The filmmakers’ first idea – couldn’t a shark be borrowed from an aquarium and trained? – was quickly dropped. Australian footage of a great white attacking a cage holding a stunt actor (actually a midget, to make the shark look bigger) yielded some shots but not enough.

Eventually it was decided to build an animatronic shark that could open its mouth, swivel its head and travel short distances on an underwater track.

It then spent much of the shoot refusing to work.

“Yet what first seemed like a liability, the inability to get extensive shark footage, turned out to be a boon,” Brown says. “Because when you don’t see the shark, you have to imagine it. The imagination of the audience is always far more powerful than anything you can put on screen.”

There were a host of other problems. The mechanical shark sank, as did one of the boats; varying weather made it hard to match shots; a camera, fully loaded with exposed film, fell in the water and had to be rushed to the lab for salvaging.

Slowly – sometimes at the rate of only two shots a day – Spielberg pushed on.

“Dick and I knew one truth about the business, which is don’t ever stop shooting or they won’t let you start again,” says Brown. “So even though we saw our work in jeopardy on an almost daily basis, even as we saw artificial sharks plunging to the bottom of Nantucket Sound and possibly taking our careers with them, we kept going.”

Somehow, it all came together, with different hands contributing different things.

Gottlieb took a look at Shaw’s competitiveness and dislike of Dreyfuss and wrote that into the Quint-Hooper relationship. Shaw rewrote his own monologue about the sinking of the U.S.S. Indianapolis – a scene every screenwriter had tackled, and failed.

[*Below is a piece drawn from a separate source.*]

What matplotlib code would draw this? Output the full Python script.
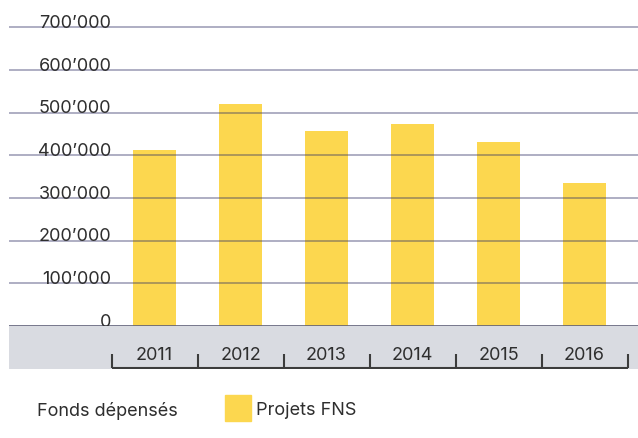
import matplotlib
matplotlib.use('Agg')
import matplotlib.pyplot as plt
from matplotlib.patches import Rectangle

plt.rcParams['font.family'] = ['Inter', 'DejaVu Sans']

years = ['2011', '2012', '2013', '2014', '2015', '2016']
funds = [412000, 519000, 457000, 473000, 430000, 334000]
yticks = [0, 100000, 200000, 300000, 400000, 500000, 600000, 700000]
legend_left = 'Fonds dépensés'
legend_series = 'Projets FNS'

W, H = 638, 439
bar_color = '#fcd74f'
band_color = '#d9dbe1'
text_color = '#2e2e2e'

fig = plt.figure(figsize=(W / 100, H / 100), dpi=100)

x0, x1 = 9, 638
xlim = ((x0 - 154.5) / 86, (x1 - 154.5) / 86)

# main plot area: zero line at y=327px, top of figure at y=0
ax = fig.add_axes([x0 / W, 1 - 327 / H, (x1 - x0) / W, 327 / H])
ax.set_xlim(*xlim)
ax.set_ylim(0, 327 / 42.7 * 100000)
ax.axis('off')

xs = range(len(years))
ax.bar(xs, funds, width=0.5, color=bar_color, zorder=2)

for v in yticks[1:]:
    ax.axhline(v, color='#333366', alpha=0.5, lw=1.1, zorder=3)
ax.axhline(0, color='#5f6078', lw=1.2, zorder=4)

for v in yticks:
    lab = '0' if v == 0 else f"{v // 1000}\u2019000"
    ax.text(-0.5, v + 600, lab, ha='right', va='baseline', fontsize=13,
            color=text_color, zorder=5)

# gray category band below the axis
band = fig.add_axes([x0 / W, 1 - 370 / H, (x1 - x0) / W, 43 / H])
band.set_xlim(*xlim)
band.set_ylim(0, 43)
band.axis('off')
band.add_patch(Rectangle((xlim[0], 0), xlim[1] - xlim[0], 43, color=band_color,
                         zorder=0))
band.hlines(0.6, -0.5, len(years) - 0.5, color='#3c3c3c', lw=1.5, zorder=2)
band.vlines([i - 0.5 for i in range(len(years) + 1)], 0.6, 15, color='#3c3c3c',
            lw=1.5, zorder=2)
for i, y in enumerate(years):
    band.text(i, 15, y, ha='center', va='center', fontsize=13, color=text_color)

# legend
fig.text(37 / W, 1 - 411 / H, legend_left, ha='left', va='center', fontsize=13,
         color=text_color)
fig.patches.append(Rectangle((225 / W, 1 - 422 / H), 26 / W, 26 / H,
                             transform=fig.transFigure, color=bar_color))
fig.text(256 / W, 1 - 411 / H, legend_series, ha='left', va='center', fontsize=13,
         color=text_color)

fig.savefig('out.png', dpi=100)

The finale was uncertain until the end, with Benchley calling Spielberg’s compressed-air-tank idea ludicrous (and Spielberg toying with having Scheider kill the shark – only to see, in the distance, several other fins headed towards him).

Even after shooting stopped – after a numbing five months – the work continued. John Williams composed a score that swung from heroic “Sea Hawk” style fanfares to ominous, rhythmic rumbles. When the discovery of the old fisherman’s sunken corpse didn’t get the reaction he wanted at test screenings, Spielberg shot additional close-ups in film editor Verna Fields’ pool.

Gottlieb recalls going to another test screening where, as the audience shouted and applauded over the credits, Lew Wasserman and other top Universal Pictures executives ran into the men’s room for quiet and hastily figured out a new release strategy.

And this is the point where the story of “Jaws” the movie becomes the story of “Jaws” the phenomenon.

The movie industry had had hits before. The last big one had been “The Godfather.” The one before that, “The Sound of Music.” The original, “Gone With the Wind.”

All were movies that opened in big cities with some publicity, moved slowly out into the suburbs, and, says Gottlieb, “finally reached Sioux City six months later.”

“Jaws,” however, opened wider and a lot bigger, with an onslaught of network TV ads – still a novelty in 1975.

It made money faster, too. It outgrossed “The Godfather,” and “The Sound of Music,” and “Gone With the Wind” – and weeks later, still was minting money. At a time when movie tickets cost about $3, it made a million dollars a day, over $100 million in its first run. Nothing like it had ever been done before.

” ‘Jaws’ changed release patterns forever,” says Gottlieb. “The wide-scale, multiple-screen releases, the phenomenon of people returning to watch a movie three or four times – ‘Jaws’ began all that. Those juggernaut tentpole pictures you see every summer now – ‘Jaws’ set that pattern.”’

Brown accepts the praise, but not the blame for what followed.

“It was a predecessor of those (blockbuster) films,” he admits, “but with a caveat: It was not an infantile one. It’s not a mindless movie.

” ‘Jaws,’ when I see it occasionally on television, I’m quite astonished at how undated it appears to be. It’s a film that stands up and stood the test of time. It’s not a period piece. … It’s just a good picture.”